1. Create a new data frame that aggregates stop and search data across sub-groups of <code>subject_race</code> per month. This object could include the following columns: 
* date as a month/year (should be a date or date-time object)
* race/ethnicity (from the <code>subject_race</code> variable)
* number of stops (within the <code>subject_race</code> group identified for the row)
* number of searches (within the <code>subject_race</code> group identified for the row)
* total number of searches that month/year
* proportion of total searches (within the <code>subject_race</code> group identified for the row). 
''Note that this will result in a data frame with multiple rows per month/year (as many as one row for each <code>subject_race</code> category).''

2. Use <code>ggplot2</code> and the [https://ggplot2.tidyverse.org/reference/geom_path.html <code>geom_line</code>] layer to generate each of the plots. Note that you'll want to assign <code>subject_race</code> as an aesthetic element (<code>aes</code>) for some of the plots so that ggplot2 represents each category as a separate line (maybe distinguished by color?). Make sure to incorporate useful titles, axis labels, and legends for each plot you produce. Recall that the R tutorials include examples of using <code>aes</code> with <code>ggplot2</code>.

=== PC6. Calculate baseline population proportions for relevant race/ethnicity categories ===

To help interpret the results of the foregoing analysis of the traffic stop data, we should calculate some baseline population proportions of the same race/ethnicity categories in the state of Washington around the same time that the SOPP data comes from. Luckily, we have access to exactly the data we need to do this via our old friend, the <code>openintro</code> library! 

Use the <code>county_complete</code> dataset from the <code>openintro</code> library to calculate the proportions of the Washington population in 2010 in each of the categories identified in the <code>subject_race</code> variable of the traffic stop dataset. You will want to use the [https://www.openintro.org/data/index.php?data=county_complete codebook] for the dataset to identify the variables you'll need. You will also need to wrangle the data a bit to produce the proportions we're looking for. Be sure to note and justify any assumptions and/or recording decisions that you make along the way.

== Statistical Questions ==

=== SQ1. Interpret the Washington traffic stop analysis (PCs 3-5) ===

Return to the questions that motivated this analysis. Based on your results from PCs 3-5, what patterns do you observe in vehicle searches among Washington drivers between 2012-2017? Specifically, what patterns do you note from your comparisons of stops and searches across the categories identified in the <code>subject_race</code> variable? What patterns do you observe when you compare across groups in aggregate (i.e., summed across the entire dataset)? What patterns do you observe in terms of either the numbers or proportions of stops and searches when you compare across groups over time?
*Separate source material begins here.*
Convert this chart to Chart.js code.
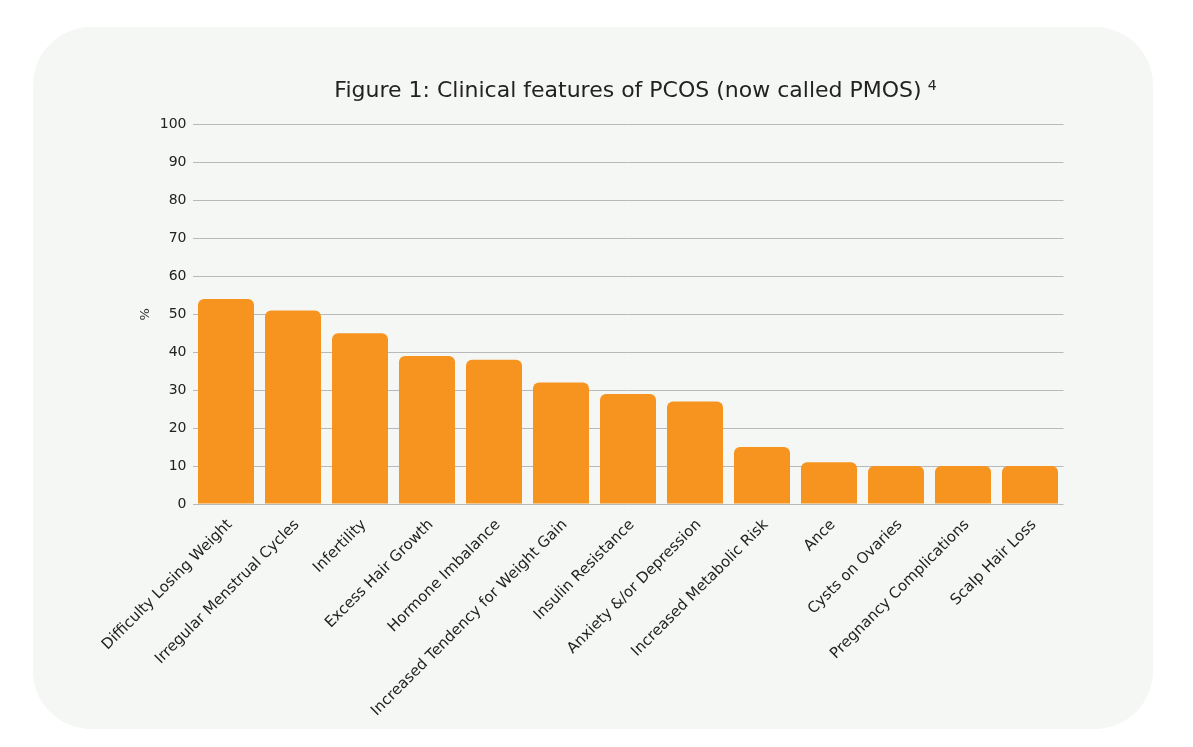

=== SQ2. Contextualize traffic stop data in relation to population data ===

Consider the results of PCs 3-5 in relation to the results of PC 6. Do the results of PC 6 impact your interpretation of PCs 3-5 in any way? How do you relate the results of the traffic stop and vehicle search analysis to the population baseline proportions? 

=== SQ3. Reflect on the limitations and possible extensions of your analysis ===

Identify and briefly explain key limitations of the data, your analysis, and the results in relation to the questions and concepts that motivated the exercise. Where possible, what additional information/data or analysis might you suggest in order to overcome these limitations and answer the questions in a more comprehensive or convincing fashion?